** BEGIN **

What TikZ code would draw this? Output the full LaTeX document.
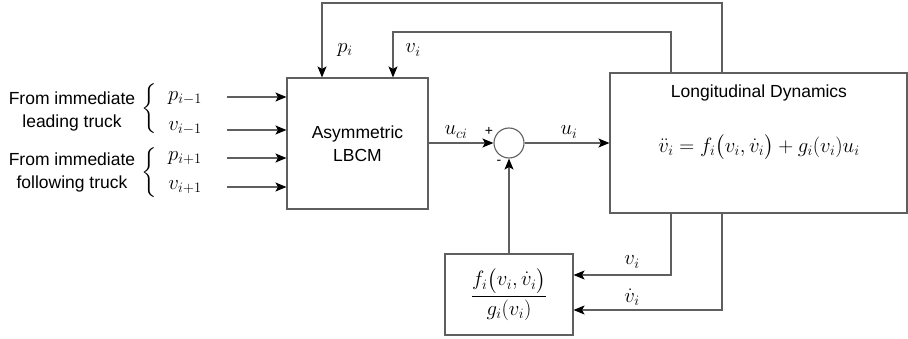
\documentclass[tikz,border=0pt]{standalone}
\usepackage{amsmath}
\usepackage{fontspec}
\setmainfont{Liberation Sans}
\usetikzlibrary{arrows.meta}
\definecolor{ln}{RGB}{95,95,95}
\begin{document}
\begin{tikzpicture}[x=1pt,y=-1pt,
  txt/.style={font=\fontsize{17.5}{23}\selectfont, inner sep=0pt},
  mth/.style={font=\fontsize{22}{26}\selectfont, inner sep=0pt},
  sgn/.style={font=\fontsize{14}{16}\selectfont, inner sep=0pt},
  blk/.style={draw=ln, line width=1.1pt, fill=white, inner sep=0pt},
  arr/.style={draw=ln, line width=1.1pt, -{Stealth[length=11pt,width=9pt,inset=2.5pt,color=black]}}
]
\useasboundingbox (0,0) rectangle (908,339);

% blocks
\node[blk, txt, minimum width=141pt, minimum height=131pt, align=center] (lbcm) at (357.5,143.5) {Asymmetric\\[0pt]LBCM};
\node[blk, circle, minimum size=30pt] (sum) at (509,143) {};
\node[blk, minimum width=297pt, minimum height=140pt] (dyn) at (758.5,143) {};
\node[txt] (dyntitle) at (759,93) {Longitudinal Dynamics};
\node[mth] (dyneq) at (759,147) {$\ddot{v}_i = f_i\bigl(v_i,\dot{v}_i\bigr) + g_i(v_i)u_i$};
\node[blk, mth, minimum width=128pt, minimum height=81pt] (fg) at (509,294.5) {$\dfrac{f_i\bigl(v_i,\dot{v}_i\bigr)}{g_i(v_i)}$};

% left inputs
\node[txt, align=center] (lead) at (72,111) {From immediate\\[0pt]leading truck};
\node[txt, align=center] (foll) at (72,172.5) {From immediate\\[0pt]following truck};
\node[mth] (br1) at (150,109) {$\left\{\rule[-20pt]{0pt}{44pt}\right.$};
\node[mth] (br2) at (150,173) {$\left\{\rule[-20pt]{0pt}{44pt}\right.$};
\node[mth] (lp1) at (185,98) {$p_{i-1}$};
\node[mth] (lv1) at (185,128) {$v_{i-1}$};
\node[mth] (lp2) at (185,158) {$p_{i+1}$};
\node[mth] (lv2) at (185,187) {$v_{i+1}$};
\coordinate (in1) at (227,97);
\coordinate (in2) at (227,130);
\coordinate (in3) at (227,158);
\coordinate (in4) at (227,187);
\draw[arr] (in1) -- (in1 -| lbcm.west);
\draw[arr] (in2) -- (in2 -| lbcm.west);
\draw[arr] (in3) -- (in3 -| lbcm.west);
\draw[arr] (in4) -- (in4 -| lbcm.west);

% forward path
\draw[arr] (lbcm.east |- sum.west) -- (sum.west);
\draw[arr] (sum.east) -- (dyn.west |- sum.east);
\draw[arr] (fg.north) -- (sum.south);
\node[mth] (uci) at (456,132) {$u_{ci}$};
\node[mth] (ui) at (569,132) {$u_i$};
\node[sgn] (plus) at (489,131) {+};
\node[sgn] (minus) at (499,162) {-};

% feedback to LBCM
\coordinate (fbP) at (722,3);
\coordinate (fbV) at (671,32);
\coordinate (pinx) at (322,0);
\coordinate (vinx) at (393,0);
\draw[arr] (dyn.north -| fbP) -- (fbP) -| (lbcm.north -| pinx);
\draw[arr] (dyn.north -| fbV) -- (fbV) -| (lbcm.north -| vinx);
\node[mth] (pi) at (345,50) {$p_i$};
\node[mth] (vi) at (413,50) {$v_i$};

% feedback to f/g block
\coordinate (bv) at (671,275);
\coordinate (bdv) at (722,310);
\draw[arr] (dyn.south -| bv) |- (fg.east |- bv);
\draw[arr] (dyn.south -| bdv) |- (fg.east |- bdv);
\node[mth] (bvl) at (632,262) {$v_i$};
\node[mth] (bdvl) at (632,297) {$\dot{v}_i$};
\end{tikzpicture}
\end{document}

** END **

-- What is being asked --
Quote the material in full and exactly; do not carry over its pictures.

-- The completed task --
What TikZ code would draw this? Output the full LaTeX document.
\documentclass[tikz,border=0pt]{standalone}
\usepackage{amsmath}
\usepackage{fontspec}
\setmainfont{Liberation Sans}
\usetikzlibrary{arrows.meta}
\definecolor{ln}{RGB}{95,95,95}
\begin{document}
\begin{tikzpicture}[x=1pt,y=-1pt,
  txt/.style={font=\fontsize{17.5}{23}\selectfont, inner sep=0pt},
  mth/.style={font=\fontsize{22}{26}\selectfont, inner sep=0pt},
  sgn/.style={font=\fontsize{14}{16}\selectfont, inner sep=0pt},
  blk/.style={draw=ln, line width=1.1pt, fill=white, inner sep=0pt},
  arr/.style={draw=ln, line width=1.1pt, -{Stealth[length=11pt,width=9pt,inset=2.5pt,color=black]}}
]
\useasboundingbox (0,0) rectangle (908,339);

% blocks
\node[blk, txt, minimum width=141pt, minimum height=131pt, align=center] (lbcm) at (357.5,143.5) {Asymmetric\\[0pt]LBCM};
\node[blk, circle, minimum size=30pt] (sum) at (509,143) {};
\node[blk, minimum width=297pt, minimum height=140pt] (dyn) at (758.5,143) {};
\node[txt] (dyntitle) at (759,93) {Longitudinal Dynamics};
\node[mth] (dyneq) at (759,147) {$\ddot{v}_i = f_i\bigl(v_i,\dot{v}_i\bigr) + g_i(v_i)u_i$};
\node[blk, mth, minimum width=128pt, minimum height=81pt] (fg) at (509,294.5) {$\dfrac{f_i\bigl(v_i,\dot{v}_i\bigr)}{g_i(v_i)}$};

% left inputs
\node[txt, align=center] (lead) at (72,111) {From immediate\\[0pt]leading truck};
\node[txt, align=center] (foll) at (72,172.5) {From immediate\\[0pt]following truck};
\node[mth] (br1) at (150,109) {$\left\{\rule[-20pt]{0pt}{44pt}\right.$};
\node[mth] (br2) at (150,173) {$\left\{\rule[-20pt]{0pt}{44pt}\right.$};
\node[mth] (lp1) at (185,98) {$p_{i-1}$};
\node[mth] (lv1) at (185,128) {$v_{i-1}$};
\node[mth] (lp2) at (185,158) {$p_{i+1}$};
\node[mth] (lv2) at (185,187) {$v_{i+1}$};
\coordinate (in1) at (227,97);
\coordinate (in2) at (227,130);
\coordinate (in3) at (227,158);
\coordinate (in4) at (227,187);
\draw[arr] (in1) -- (in1 -| lbcm.west);
\draw[arr] (in2) -- (in2 -| lbcm.west);
\draw[arr] (in3) -- (in3 -| lbcm.west);
\draw[arr] (in4) -- (in4 -| lbcm.west);

% forward path
\draw[arr] (lbcm.east |- sum.west) -- (sum.west);
\draw[arr] (sum.east) -- (dyn.west |- sum.east);
\draw[arr] (fg.north) -- (sum.south);
\node[mth] (uci) at (456,132) {$u_{ci}$};
\node[mth] (ui) at (569,132) {$u_i$};
\node[sgn] (plus) at (489,131) {+};
\node[sgn] (minus) at (499,162) {-};

% feedback to LBCM
\coordinate (fbP) at (722,3);
\coordinate (fbV) at (671,32);
\coordinate (pinx) at (322,0);
\coordinate (vinx) at (393,0);
\draw[arr] (dyn.north -| fbP) -- (fbP) -| (lbcm.north -| pinx);
\draw[arr] (dyn.north -| fbV) -- (fbV) -| (lbcm.north -| vinx);
\node[mth] (pi) at (345,50) {$p_i$};
\node[mth] (vi) at (413,50) {$v_i$};

% feedback to f/g block
\coordinate (bv) at (671,275);
\coordinate (bdv) at (722,310);
\draw[arr] (dyn.south -| bv) |- (fg.east |- bv);
\draw[arr] (dyn.south -| bdv) |- (fg.east |- bdv);
\node[mth] (bvl) at (632,262) {$v_i$};
\node[mth] (bdvl) at (632,297) {$\dot{v}_i$};
\end{tikzpicture}
\end{document}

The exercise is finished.